Suzan provided them with their milk, and we headed back to the barn. She had a bottle for each of the new babies, whom I learned were seven and three days old, respectively. The week-old kid finished his bottle first and showed a rather avid interest in the new kid's bottle, so Suzan scooped him up and handed him over the railing to Thomas.
"Here. Just hold him for a few minutes."
Thomas looked around at Jessica and I and took the kid with a smile and shrug that conveyed, "Sure, I'll hold the … um, goat." The kid nestled in his arms and spent a good bit of time rather avidly surveying the world from this new, higher vantage point.
I didn't quite understand why the kid was looking behind Thomas until I felt a soft, almost-stealthy brush against my right side. I turned my eyes away from the nursing doe to see a very large, unblinking eye staring into mine.
It only took a small moment of fright before I realized that it was Dixie, the horse, trying to see what was in the pail I was carrying. (Alas, it was empty—no treats for her!) After realizing the pail was empty, she took a deep, pronounced sniff of my hair, decided I was friendly, and tried to nose her way closer to the goat pen to see what Suzan was doing.

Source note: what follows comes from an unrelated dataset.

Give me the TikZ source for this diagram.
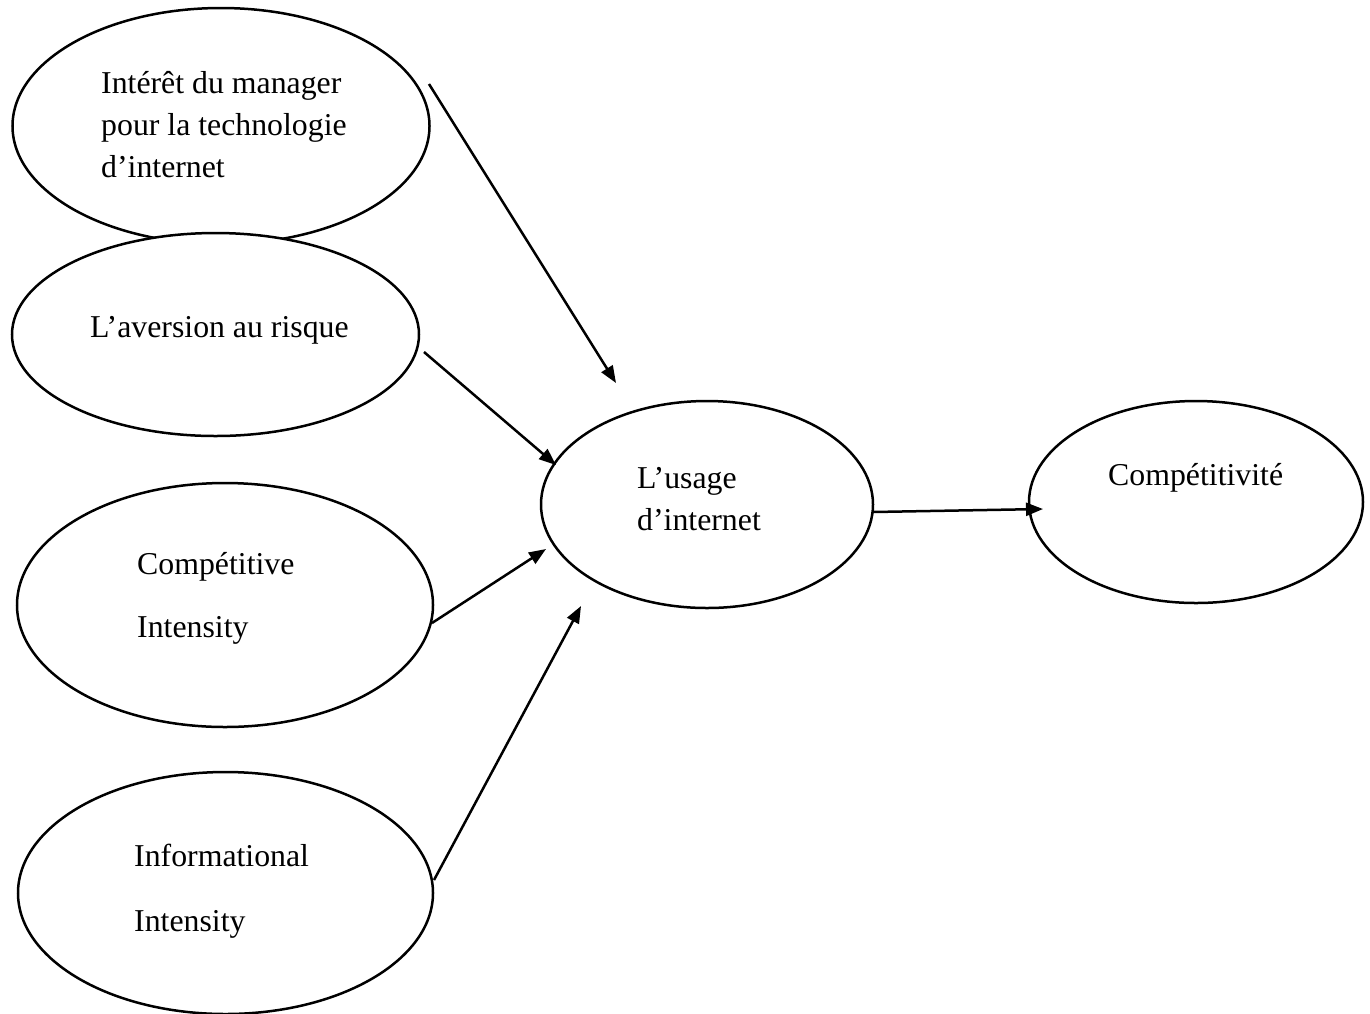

It was all so normal, so comforting, that the little worried and tense nerves coiled into knots in the pit of my stomach finally began to relax. There's something about the serenity and routine of going out in a soft nighttime rain to feed the animals that made the world seem to be spinning on some kind of rational, comprehensible axis once again.
There's something about the sound of the wind and the rain dripping slowly through the trees that made it feel more than a little like the home I moved away from a few years ago.
As we drove back today, I felt the weight of the world settling, soft and fine and snow-like, back upon me. I reclined the truck seat back and closed my eyes, allowing the motion of the wheels upon the road to lull me into a quiet, motion-induced stupor.
Like gravity, life can't be permanently escaped. The higher you jump, the quicker your descent back to solid ground.
Tonight I made my packing list. Tomorrow morning I'll rise, pack, go to a local store to have my cell phone service changed, and begin the drive to Arkansas to help Mom out. (If you are new to this site and do not know why this trip is taking place, see the entry 'Be There On Monday' for an explanation.)
There and back again, I suppose. Back to Tull, all three hundred souls, nestled in an area of the country so remote that on any cloudless night, the Milky Way lies like a faint stain upon the sky. Where the last curve before the house has to be taken carefully at night so as to avoid the small herd of deer that live in the woods behind my parents' house.
For everything I left behind, which now calls me home.